* [Entries supplied]
▬▬▬▬▬▬▬▬▬▬
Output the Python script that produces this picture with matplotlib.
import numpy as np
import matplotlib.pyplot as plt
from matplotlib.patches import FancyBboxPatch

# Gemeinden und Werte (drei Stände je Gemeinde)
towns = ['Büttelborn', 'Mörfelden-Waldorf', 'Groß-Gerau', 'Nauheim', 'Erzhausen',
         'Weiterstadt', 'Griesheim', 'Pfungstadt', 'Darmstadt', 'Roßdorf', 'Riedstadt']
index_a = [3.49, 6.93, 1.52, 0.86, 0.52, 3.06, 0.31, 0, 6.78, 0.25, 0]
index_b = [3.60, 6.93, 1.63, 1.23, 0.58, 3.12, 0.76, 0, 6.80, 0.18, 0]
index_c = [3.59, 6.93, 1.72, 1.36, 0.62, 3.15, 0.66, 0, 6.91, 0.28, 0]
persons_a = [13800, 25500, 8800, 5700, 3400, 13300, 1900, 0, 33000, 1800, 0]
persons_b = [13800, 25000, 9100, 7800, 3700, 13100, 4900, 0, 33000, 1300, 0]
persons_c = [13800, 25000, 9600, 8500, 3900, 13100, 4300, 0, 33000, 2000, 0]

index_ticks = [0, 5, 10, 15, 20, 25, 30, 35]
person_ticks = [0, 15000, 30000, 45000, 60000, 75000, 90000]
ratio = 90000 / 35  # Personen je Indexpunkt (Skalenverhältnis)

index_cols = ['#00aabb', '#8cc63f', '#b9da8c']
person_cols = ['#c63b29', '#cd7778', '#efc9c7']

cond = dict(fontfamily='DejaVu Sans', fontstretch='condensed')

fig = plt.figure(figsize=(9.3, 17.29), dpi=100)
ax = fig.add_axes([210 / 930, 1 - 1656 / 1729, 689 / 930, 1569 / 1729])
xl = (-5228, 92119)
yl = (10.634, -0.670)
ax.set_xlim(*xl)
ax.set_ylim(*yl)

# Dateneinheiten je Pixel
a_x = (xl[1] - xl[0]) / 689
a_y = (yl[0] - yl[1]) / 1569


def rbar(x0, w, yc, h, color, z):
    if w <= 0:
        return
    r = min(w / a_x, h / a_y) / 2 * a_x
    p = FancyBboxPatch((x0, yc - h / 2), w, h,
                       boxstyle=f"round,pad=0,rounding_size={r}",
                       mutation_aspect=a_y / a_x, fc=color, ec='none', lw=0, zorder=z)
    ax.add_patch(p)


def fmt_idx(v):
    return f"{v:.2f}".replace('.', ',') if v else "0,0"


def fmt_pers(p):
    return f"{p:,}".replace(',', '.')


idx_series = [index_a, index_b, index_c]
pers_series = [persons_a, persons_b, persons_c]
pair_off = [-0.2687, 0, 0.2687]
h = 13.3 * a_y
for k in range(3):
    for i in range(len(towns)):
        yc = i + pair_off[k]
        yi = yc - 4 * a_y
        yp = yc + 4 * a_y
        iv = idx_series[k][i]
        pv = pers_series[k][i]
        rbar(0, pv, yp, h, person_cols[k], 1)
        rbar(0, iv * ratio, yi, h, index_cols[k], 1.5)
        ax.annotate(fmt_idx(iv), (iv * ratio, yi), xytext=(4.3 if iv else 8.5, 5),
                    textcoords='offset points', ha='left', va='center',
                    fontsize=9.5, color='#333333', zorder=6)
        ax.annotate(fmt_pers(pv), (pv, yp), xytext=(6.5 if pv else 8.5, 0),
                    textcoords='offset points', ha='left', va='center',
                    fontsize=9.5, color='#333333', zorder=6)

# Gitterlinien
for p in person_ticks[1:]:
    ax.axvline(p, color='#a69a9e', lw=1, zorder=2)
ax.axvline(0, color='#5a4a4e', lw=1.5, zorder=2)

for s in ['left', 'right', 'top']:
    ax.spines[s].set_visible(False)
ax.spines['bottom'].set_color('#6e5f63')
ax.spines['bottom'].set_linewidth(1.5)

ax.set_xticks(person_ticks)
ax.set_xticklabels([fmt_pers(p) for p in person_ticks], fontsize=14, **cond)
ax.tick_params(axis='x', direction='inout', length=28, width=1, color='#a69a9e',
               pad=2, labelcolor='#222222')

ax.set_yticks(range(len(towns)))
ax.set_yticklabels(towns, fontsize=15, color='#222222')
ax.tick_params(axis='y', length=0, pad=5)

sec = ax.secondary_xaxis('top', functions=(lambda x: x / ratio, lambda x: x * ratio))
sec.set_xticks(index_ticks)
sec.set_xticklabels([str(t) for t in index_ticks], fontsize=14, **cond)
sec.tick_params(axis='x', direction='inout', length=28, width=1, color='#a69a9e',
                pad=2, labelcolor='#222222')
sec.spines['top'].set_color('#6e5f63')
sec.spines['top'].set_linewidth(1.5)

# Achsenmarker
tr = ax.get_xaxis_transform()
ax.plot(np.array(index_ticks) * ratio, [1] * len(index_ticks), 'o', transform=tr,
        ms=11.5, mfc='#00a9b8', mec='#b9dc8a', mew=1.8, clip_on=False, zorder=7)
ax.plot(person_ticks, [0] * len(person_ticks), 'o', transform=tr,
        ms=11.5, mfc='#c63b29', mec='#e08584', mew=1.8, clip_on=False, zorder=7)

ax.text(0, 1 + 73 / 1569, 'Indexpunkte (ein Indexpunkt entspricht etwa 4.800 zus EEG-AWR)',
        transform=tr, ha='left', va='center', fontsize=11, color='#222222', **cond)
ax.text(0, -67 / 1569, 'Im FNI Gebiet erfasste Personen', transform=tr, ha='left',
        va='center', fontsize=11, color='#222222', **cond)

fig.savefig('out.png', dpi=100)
▬▬▬▬▬▬▬▬▬▬
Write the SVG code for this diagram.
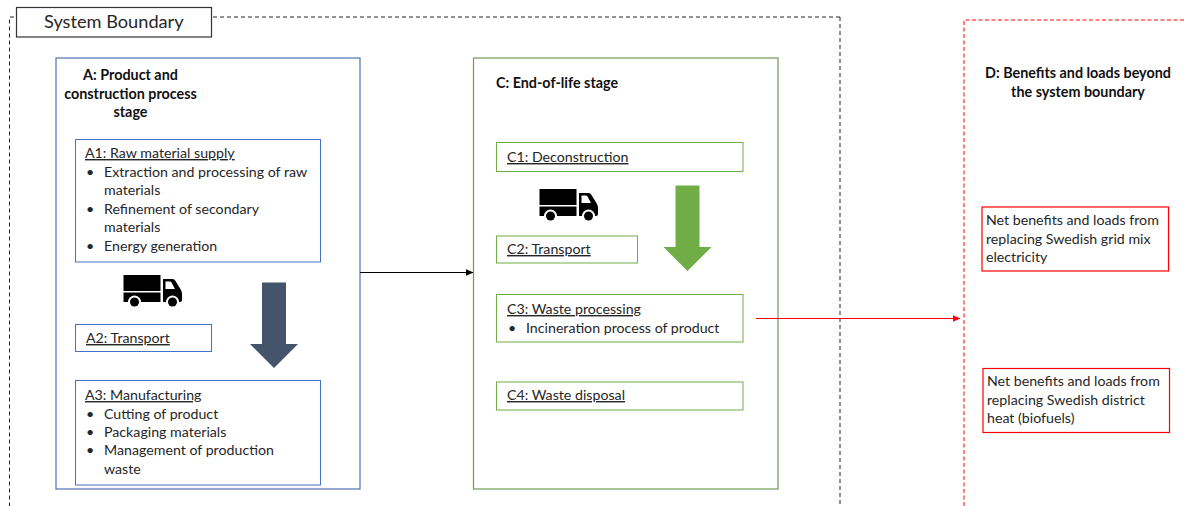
▬▬▬▬▬▬▬▬▬▬
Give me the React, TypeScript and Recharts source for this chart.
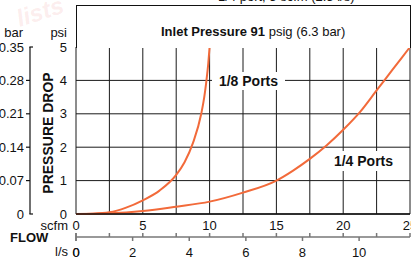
▬▬▬▬▬▬▬▬▬▬
* [Set exercise]
Reproduce exactly the lines from the line with "Output the Python" to the line with "from matplotlib.patches import FancyBboxPatch", both end lines included.

* [Answer to this exercise]
Output the Python script that produces this picture with matplotlib.
import numpy as np
import matplotlib.pyplot as plt
from matplotlib.patches import FancyBboxPatch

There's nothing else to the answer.